Our moment is now, because too many days have passed, and none are promised. Now is the only moment that we have. Now is the only answer to our question of when!

It must be noted and therefore known that The Black Excellence Resolution was birthed from internal frustration, from expressed direct feedback that nothing was being done fast enough to change the learning realities of black students or the work environments for black professionals called out by the Bailey Report. It was said, “it was our hope that the Black Excellence Resolution would give our efforts teeth.” Meaning, there was a lot called out, a lot of identified immediate areas for action, but there was no demand or accountability to get anything done.

There was always something more important. Always something more pressing. Black students, families and staff could wait. They had waited all these years. Such a lack of urgency created an environment not only where black leaders and teachers were being let go unjustly for speaking up but were justly leaving for other opportunities to make right the learning for black children in other places.

Leaving for other districts locally. Uprooting their families and moving to other states. Leaving education all together. Many are the names of those who once represented black brilliance in Denver Public Schools that had their contributions dismissed and ideas for transformation ignored.

We continue to fight the very structure and systems that my grandparents started fighting as parents in Denver during the 1960s.

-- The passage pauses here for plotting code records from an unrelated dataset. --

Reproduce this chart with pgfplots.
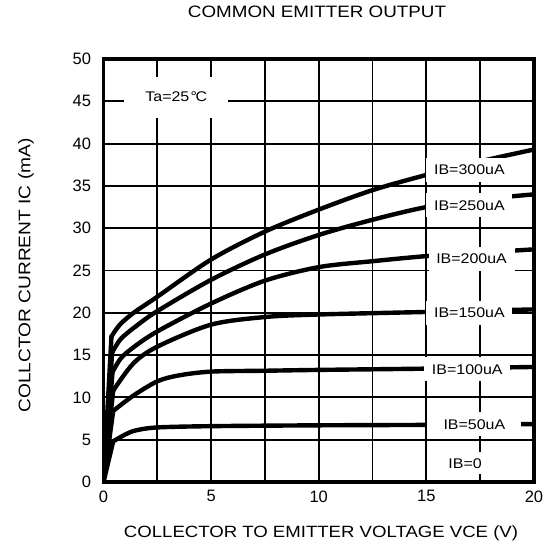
\documentclass[border=0pt]{standalone}
\usepackage{pgfplots}
\pgfplotsset{compat=1.18}
\usepackage{fontspec}
\setmainfont[FakeStretch=1.14]{Liberation Sans}
\newfontfamily\tickfont{Liberation Sans}
\begin{document}
\begin{tikzpicture}[x=1pt,y=1pt]
\useasboundingbox (0,0) rectangle (547,547);
\begin{axis}[
  at={(103.5pt,65pt)}, anchor=south west,
  scale only axis, width=430.5pt, height=423pt,
  xmin=0,xmax=20,ymin=0,ymax=50,
  xtick={0,5,...,20}, minor xtick={2.5,7.5,12.5,17.5},
  ytick={0,5,...,50},
  grid=both,
  grid style={line width=1.8pt, draw=black},
  minor grid style={line width=1.8pt, draw=black},
  major grid style={line width=1.8pt, draw=black},
  major tick length=0pt, minor tick length=0pt,
  axis line style={line width=3.5pt},
  tick label style={font=\tickfont\fontsize{16.5}{18}\selectfont},
  /pgf/number format/assume math mode=true,
  xticklabel style={yshift=-5pt},
  yticklabel style={xshift=-9pt},
  every axis plot/.append style={line width=4.4pt, black, no marks, line cap=round, line join=round},
]
% rises from origin to knee
\addplot[sharp plot] coordinates {(0,0) (0.45,4.8)};
\addplot[sharp plot] coordinates {(0,0) (0.45,8.4)};
\addplot[sharp plot] coordinates {(0,0) (0.45,10.8)};
\addplot[sharp plot] coordinates {(0,0) (0.42,13.0)};
\addplot[sharp plot] coordinates {(0,0) (0.40,15.3)};
\addplot[sharp plot] coordinates {(0,0) (0.37,17.2)};
% IB=50uA
\addplot[smooth] coordinates {(0.45,4.8) (1.0,5.6) (1.5,6.1) (2.5,6.45) (5,6.6) (10,6.7) (15,6.75) (20,6.85)};
% IB=100uA
\addplot[smooth] coordinates {(0.45,8.4) (1.38,10.2) (2.5,11.9) (3.5,12.6) (5,13.05) (7.5,13.15) (10,13.25) (15,13.4) (20,13.6)};
% IB=150uA
\addplot[smooth] coordinates {(0.45,10.8) (1.38,14.0) (2.5,16.0) (5,18.6) (7.5,19.5) (10,19.8) (15,20.1) (20,20.4)};
% IB=200uA
\addplot[smooth] coordinates {(0.42,13.0) (0.8,14.6) (1.38,15.9) (2.5,17.8) (5,21.1) (7.5,23.8) (10,25.4) (12.5,26.1) (15,26.7) (17.5,27.1) (20,27.5)};
% IB=250uA
\addplot[smooth] coordinates {(0.40,15.3) (0.8,16.9) (1.5,18.4) (2.5,20.2) (5,23.9) (7.5,26.9) (10,29.2) (12.5,31.0) (15,32.5) (17.5,33.4) (20,34.0)};
% IB=300uA
\addplot[smooth] coordinates {(0.37,17.2) (0.76,18.6) (1.4,20.0) (2.5,21.9) (5,26.3) (7.5,29.6) (10,32.2) (12.5,34.5) (15,36.3) (17.5,37.9) (20,39.3)};

\node[fill=white, inner sep=0pt, minimum width=104pt, minimum height=41pt, font=\fontsize{14}{16}\selectfont] at (axis cs:3.38,45.5) {Ta=25\,\kern-1pt°\kern-1.5pt C};
\begin{scope}[every node/.style={fill=white, inner sep=0pt, minimum width=86pt, minimum height=24pt, font=\fontsize{14}{16}\selectfont}]
\node at (axis cs:17.0,36.9) {IB=300uA};
\node at (axis cs:17.0,32.7) {IB=250uA};
\node at (axis cs:17.1,26.4) {IB=200uA};
\node at (axis cs:17.0,20.0) {IB=150uA};
\node at (axis cs:16.9,13.3) {IB=100uA};
\node[minimum width=94pt] at (axis cs:17.23,6.8) {IB=50uA};
\node[minimum width=40pt, minimum height=22pt] at (axis cs:16.8,2.2) {IB=0};
\end{scope}
\end{axis}
\node[font=\fontsize{16.5}{19}\selectfont] at (317,535) {COMMON EMITTER OUTPUT};
\node[rotate=90, font=\fontsize{16.8}{19}\selectfont] at (26,271.5) {COLLCTOR CURRENT IC (mA)};
\node[font=\fontsize{16.3}{19}\selectfont] at (321,14) {COLLECTOR TO EMITTER VOLTAGE VCE (V)};
\end{tikzpicture}
\end{document}
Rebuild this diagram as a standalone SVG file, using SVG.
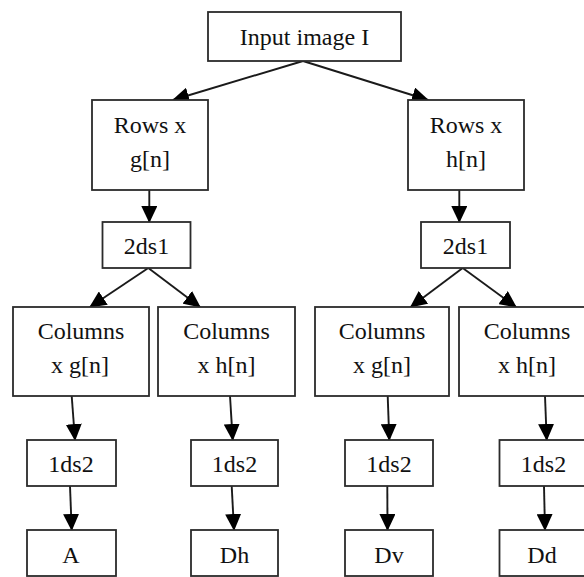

The CELT presents as very optimistic. Transparently aware of the ongoing challenges, hurdles, pending budget cuts, minds and hearts that remain unchanged, but yet still optimistic. You want people who believe in the work. You want people who are committed to the theory of change that they have mapped out.

I appreciate their optimism. I also appreciate their understanding that transformation work — and that’s what this is — requires high will and high skill. People have to want to transform and we have to provide the support and tools so that they have the high skill to do so. Transformation that comes simply because an elected board and/or superintendent said so, which there is a place for that in the short-term, will not remain in the long-term.

You get a new board, a new superintendent, and that which once mattered no longer is of importance. This cannot be transformation at the mercy of who is elected or who is hired. Transformation from supremacy structure and systems that further subjugation and oppression can only happen and be lasting if we are willing to lean in and deal with head and heart problems; what we think and feel about others, and our disposition about needs and our shared responsibility to meet those needs in equitable ways.

Until we acknowledge that there is a direct connection between a black man being shot down in a Georgia neighborhood (say his name, Ahmaud Arbery), a black woman being shot down in her Kentucky home (say her name, Breonna Taylor), and the poor quality of education that is received by black children, and the less than professional treatment of black educators and school leaders, we cannot, we will not transform!

Throw all of the money you want at it. Until the structure and the systems are repudiated –fully rejected, starved of resources — transformation is not possible. If you continue to water the grass of the plantation, it stays green. If you continue to trim the hedges, paint the shutters, even host parties with your friends, celebrating mediocrity and gradualism to appease those who are oppressed, the plantation looks like a good place. That is unless you are a slave. Unless you have felt the sting of the plantation. Unless you have felt the dehumanization of the plantation. Unless you have felt the intentional neglect of the plantation to ready you for “life, liberty, and the pursuit of happiness.”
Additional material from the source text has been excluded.